**Exercise goal:**
Print nothing but the lines from the start of the listing below through the line that contains "-- ++(0,-36) -- (s21.20);". Do not include the pictures.
--- start ---
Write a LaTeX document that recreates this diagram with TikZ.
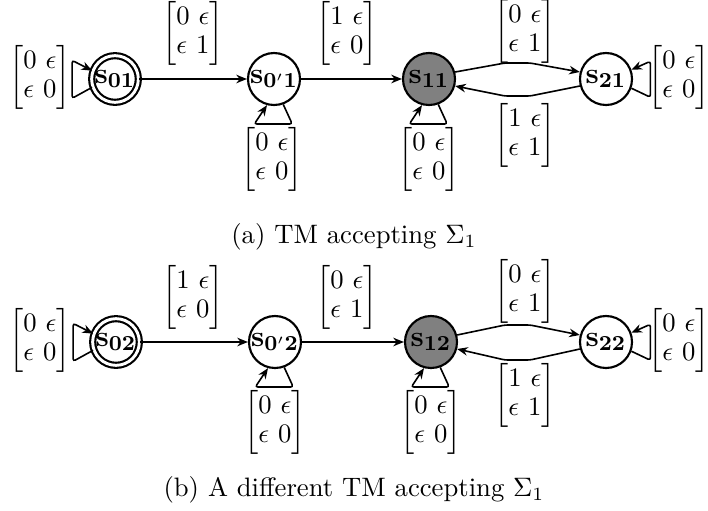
\documentclass[tikz,border=0pt]{standalone}
\usepackage{amsmath}
\usetikzlibrary{arrows.meta}

% 2x2 transition label, rows set a little closer than usual
\newcommand{\tmat}[4]{{\renewcommand{\arraystretch}{0.9}$\begin{bmatrix}#1\ #2\\#3\ #4\end{bmatrix}$}}

\begin{document}
\begin{tikzpicture}[x=0.375pt,y=-0.375pt,
  tmstate/.style={circle,draw,thick,minimum size=19.5pt,inner sep=0pt,
    font=\fontsize{11pt}{13pt}\selectfont},
  accept/.style={tmstate,double,double distance=1.1pt,minimum size=17.5pt},
  halt/.style={tmstate,fill=gray},
  edgeline/.style={semithick,rounded corners=1pt,-{Stealth[length=4pt,width=3.2pt]}},
  lbl/.style={inner sep=0pt},
  caption/.style={inner sep=0pt}]
\useasboundingbox (0,0) rectangle (708,511);

% ---------------- (a) ----------------
\node[accept] (s01)  at (115,79) {$\mathbf{s_{01}}$};
\node[tmstate] (s0p1) at (274,79) {$\mathbf{s_{0'1}}$};
\node[halt]   (s11)  at (429,79) {$\mathbf{s_{11}}$};
\node[tmstate] (s21)  at (606,79) {$\mathbf{s_{21}}$};

\draw[edgeline] (s01) -- (s0p1);
\draw[edgeline] (s0p1) -- (s11);
\draw[edgeline] (s11.15) -- (505,63) -- (530,63) -- (s21.165);
\draw[edgeline] (s21.-165) -- (530,96) -- (505,96) -- (s11.-15);

\draw[edgeline] (s01.200) -- ++(-20,11) -- ++(0,-38) -- (s01.160);
\draw[edgeline] (s0p1.-70) -- ++(9,19.6) -- ++(-38,0) -- (s0p1.-105);
\draw[edgeline] (s11.-70) -- ++(9,19.6) -- ++(-38,0) -- (s11.-105);
\draw[edgeline] (s21.-20) -- ++(19,9) -- ++(0,-36) -- (s21.20);

\node[lbl] (la1) at (40,77)   {\tmat{0}{\epsilon}{\epsilon}{0}};
\node[lbl] (la2) at (193,33)  {\tmat{0}{\epsilon}{\epsilon}{1}};
\node[lbl] (la3) at (347,33)  {\tmat{1}{\epsilon}{\epsilon}{0}};
\node[lbl] (la4) at (525,31)  {\tmat{0}{\epsilon}{\epsilon}{1}};
\node[lbl] (la5) at (525,135) {\tmat{1}{\epsilon}{\epsilon}{1}};
\node[lbl] (la6) at (272,159) {\tmat{0}{\epsilon}{\epsilon}{0}};
\node[lbl] (la7) at (429,159) {\tmat{0}{\epsilon}{\epsilon}{0}};
\node[lbl] (la8) at (679,77)  {\tmat{0}{\epsilon}{\epsilon}{0}};

\node[caption] (capa) at (354,237) {(a) TM accepting $\Sigma_1$};

% ---------------- (b) ----------------
\node[accept] (s02)  at (116,342) {$\mathbf{s_{02}}$};
\node[tmstate] (s0p2) at (275,342) {$\mathbf{s_{0'2}}$};
\node[halt]   (s12)  at (431,342) {$\mathbf{s_{12}}$};
\node[tmstate] (s22)  at (606,342) {$\mathbf{s_{22}}$};

\draw[edgeline] (s02) -- (s0p2);
\draw[edgeline] (s0p2) -- (s12);
\draw[edgeline] (s12.15) -- (505,325) -- (530,325) -- (s22.165);
\draw[edgeline] (s22.-165) -- (530,360) -- (505,360) -- (s12.-15);

\draw[edgeline] (s02.200) -- ++(-20,11) -- ++(0,-38) -- (s02.160);
\draw[edgeline] (s0p2.-70) -- ++(9,19.6) -- ++(-38,0) -- (s0p2.-105);
\draw[edgeline] (s12.-70) -- ++(9,19.6) -- ++(-38,0) -- (s12.-105);
\draw[edgeline] (s22.-20) -- ++(19,9) -- ++(0,-36) -- (s22.20);

\node[lbl] (lb1) at (40,340)  {\tmat{0}{\epsilon}{\epsilon}{0}};
\node[lbl] (lb2) at (193,297) {\tmat{1}{\epsilon}{\epsilon}{0}};
\node[lbl] (lb3) at (347,297) {\tmat{0}{\epsilon}{\epsilon}{1}};
\node[lbl] (lb4) at (525,291) {\tmat{0}{\epsilon}{\epsilon}{1}};
\node[lbl] (lb5) at (525,395) {\tmat{1}{\epsilon}{\epsilon}{1}};
\node[lbl] (lb6) at (275,422) {\tmat{0}{\epsilon}{\epsilon}{0}};
\node[lbl] (lb7) at (431,422) {\tmat{0}{\epsilon}{\epsilon}{0}};
\node[lbl] (lb8) at (679,340) {\tmat{0}{\epsilon}{\epsilon}{0}};

\node[caption] (capb) at (354,490) {(b) A different TM accepting $\Sigma_1$};
\end{tikzpicture}
\end{document}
--- end ---
**Output for this task:**
Write a LaTeX document that recreates this diagram with TikZ.
\documentclass[tikz,border=0pt]{standalone}
\usepackage{amsmath}
\usetikzlibrary{arrows.meta}

% 2x2 transition label, rows set a little closer than usual
\newcommand{\tmat}[4]{{\renewcommand{\arraystretch}{0.9}$\begin{bmatrix}#1\ #2\\#3\ #4\end{bmatrix}$}}

\begin{document}
\begin{tikzpicture}[x=0.375pt,y=-0.375pt,
  tmstate/.style={circle,draw,thick,minimum size=19.5pt,inner sep=0pt,
    font=\fontsize{11pt}{13pt}\selectfont},
  accept/.style={tmstate,double,double distance=1.1pt,minimum size=17.5pt},
  halt/.style={tmstate,fill=gray},
  edgeline/.style={semithick,rounded corners=1pt,-{Stealth[length=4pt,width=3.2pt]}},
  lbl/.style={inner sep=0pt},
  caption/.style={inner sep=0pt}]
\useasboundingbox (0,0) rectangle (708,511);

% ---------------- (a) ----------------
\node[accept] (s01)  at (115,79) {$\mathbf{s_{01}}$};
\node[tmstate] (s0p1) at (274,79) {$\mathbf{s_{0'1}}$};
\node[halt]   (s11)  at (429,79) {$\mathbf{s_{11}}$};
\node[tmstate] (s21)  at (606,79) {$\mathbf{s_{21}}$};

\draw[edgeline] (s01) -- (s0p1);
\draw[edgeline] (s0p1) -- (s11);
\draw[edgeline] (s11.15) -- (505,63) -- (530,63) -- (s21.165);
\draw[edgeline] (s21.-165) -- (530,96) -- (505,96) -- (s11.-15);

\draw[edgeline] (s01.200) -- ++(-20,11) -- ++(0,-38) -- (s01.160);
\draw[edgeline] (s0p1.-70) -- ++(9,19.6) -- ++(-38,0) -- (s0p1.-105);
\draw[edgeline] (s11.-70) -- ++(9,19.6) -- ++(-38,0) -- (s11.-105);
\draw[edgeline] (s21.-20) -- ++(19,9) -- ++(0,-36) -- (s21.20);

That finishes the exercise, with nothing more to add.